SQL Query Question: X has many Y. Get all X and get only the newest Y per X

Suppose we have two tables. Post and Comment. Post has many Comments. Pretend they are somewhat filled so that the number of comments per post is varied. I want a query which will grab all posts but only the newest comment per post.
I have been directed to joins and sub queries but I can't figure it out.
Example Output:
Post1:
Comment4 (newest for post1)
Post2:
Comment2 (newest for post2)
Post3:
Comment 10 (newest for post3)
etc...
Any help would be greatly appreciated. Thanks.
This answer assumes that you have a unique identifier for each comment, and that it's an increasing number. That is, later posts have higher numbers than earlier posts. Doesn't have to be sequential, just have to be corresponding to order of input.
First, do a query that extracts the maximum comment id, grouped by post id.
Something like this:
SELECT MAX(ID) MaxCommentID, PostID
FROM Comments
GROUP BY PostID
This will give you a list of post id's, and the highest (latest) comment id for each one.
Then you join with this, to extract the rest of the data from the comments, for those id's.
SELECT C1.*, C2.PostID
FROM Comments AS C1
INNER JOIN (
SELECT MAX(ID) MaxCommentID, PostID
FROM Comments
GROUP BY PostID
) AS C2 ON C1.CommentID = C2.MaxCommentID
Then, you join with the posts, to get the information about those posts.
SELECT C1.*, P.*
FROM Comments AS C1
INNER JOIN (
SELECT MAX(ID) MaxCommentID, PostID
FROM Comments
GROUP BY PostID
) AS C2 ON C1.CommentID = C2.MaxCommentID
INNER JOIN Posts AS P ON C2.PostID = P.ID
An alternate approach doesn't use the PostID of the inner query at all. First, pick out the maximum comment id for all unique posts, but don't care about which post, we know they're unique.
SELECT MAX(ID) AS MaxCommentID
FROM Comments
GROUP BY PostID
Then do an IN clause, to get the rest of the data for those comments:
SELECT C1.*
FROM Comments
WHERE C1.ID IN (
SELECT MAX(ID) AS MaxCommentID
FROM Comments
GROUP BY PostID
)
Then simply join in the posts:
SELECT C1.*, P.*
FROM Comments AS C1
INNER JOIN Posts AS P ON C1.PostID = P.ID
WHERE C1.ID IN (
SELECT MAX(ID) AS MaxCommentID
FROM Comments
GROUP BY PostID
)
Select the newest comment from a subquery
e.g
Select *
from Posts po
Inner Join
(
Select CommentThread, CommentDate, CommentBody, Post from comments a
inner join
(select commentthread, max(commentdate)
from comments b
group by commentthread)
on a.commentthread = b.commentthread
and a.commentdate = b.commentdate
) co
on po.Post = co.post
select *
from post
, comments
where post.post_id = comments.post_id
and comments.comments_id = (select max(z.comments_id) from comments z where z.post_id = post.post_id)
And if you should still be stuck with an old mysql version, that doesn't know subqueries you can use something likeSELECT
p.id, c1.id
FROM
posts as p
LEFT JOIN
comments as c1
ON
p.id = c1.postId
LEFT JOIN
comments as c2
ON
c1.postId = c2.postId
AND c1.id < c2.id
WHERE
isnull(c2.id)
ORDER BY
p.idEither way, check your query with EXPLAIN for performance issues.

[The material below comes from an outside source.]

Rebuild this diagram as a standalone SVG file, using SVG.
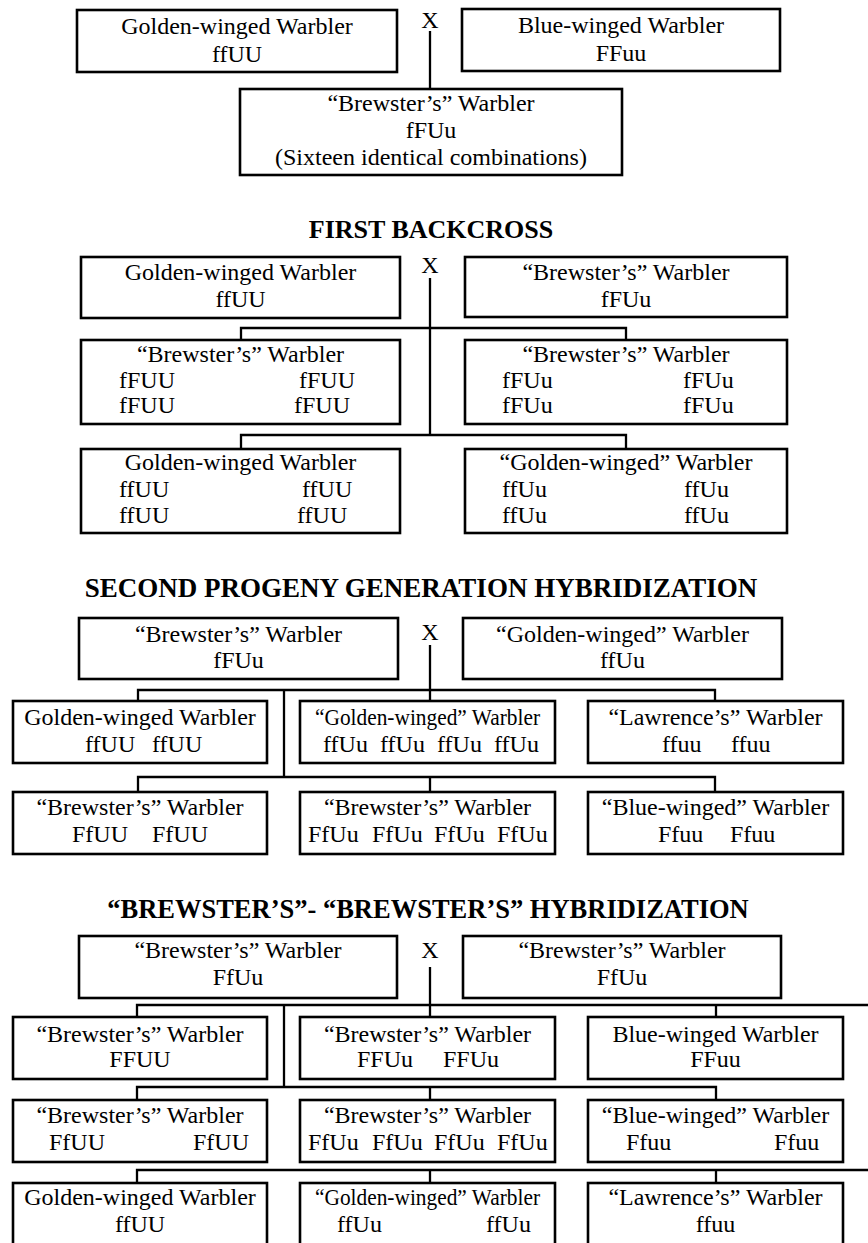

SQL: Get all posts with any comments

I need to construct some rather simple SQL, I suppose, but as it's a rare event that I work with DBs these days I can't figure out the details.
I have a table 'posts' with the following columns:
id, caption, text
and a table 'comments' with the following columns:
id, name, text, post_id
What would the (single) SQL statement look like which retrieves the captions of all posts which have one or more comments associated with it through the 'post_id' key? The DBMS is MySQL if it has any relevance for the SQL query.
select p.caption, count(c.id)
from posts p join comments c on p.id = c.post_id
group by p.caption
having count (c.id) > 0
SELECT DISTINCT p.caption, p.id
FROM posts p,
comments c
WHERE c.post_ID = p.ID
I think using a join would be a lot faster than using the IN clause or a subquery.
SELECT DISTINCT caption
FROM posts
INNER JOIN comments ON posts.id = comments.post_id
Forget about counts and subqueries.
The inner join will pick up all the comments that have valid posts and exclude all the posts that have 0 comments. The DISTINCT will coalesce the duplicate caption entries for posts that have more then 1 comment.
I find this syntax to be the most readable in this situation:
SELECT * FROM posts P
WHERE EXISTS (SELECT * FROM Comments WHERE post_id = P.id)
It expresses your intent better than most of the others in this thread - "give me all the posts ..." (select * from posts) "... that have any comments" (where exist (select * from comments ... )). It's essentially the same as the joins above, but because you're not actually doing a join, you don't have to worry about getting duplicates of the records in Posts, so you'll just get one record per post.
SELECT caption FROM posts
INNER JOIN comments ON comments.post_id = posts.id
GROUP BY posts.id;
No need for a having clause or count().
edit: Should be a inner join of course (to avoid nulls if a comment is orphaned), thanks to jishi.
Just going off the top of my head here but maybe something like:
SELECT caption FROM posts WHERE id IN (SELECT post_id FROM comments HAVING count(*) > 0)
You're basically looking at performing a subquery --
SELECT p.caption FROM posts p WHERE (SELECT COUNT(*) FROM comments c WHERE c.post_id=p.id) > 1;
This has the effect of running the SELECT COUNT(*) subquery for each row in the posts table. Depending on the size of your tables, you might consider adding an additional column, comment_count, into your posts table to store the number of corresponding comments, such that you can simply do
SELECT p.caption FROM posts p WHERE comment_count > 1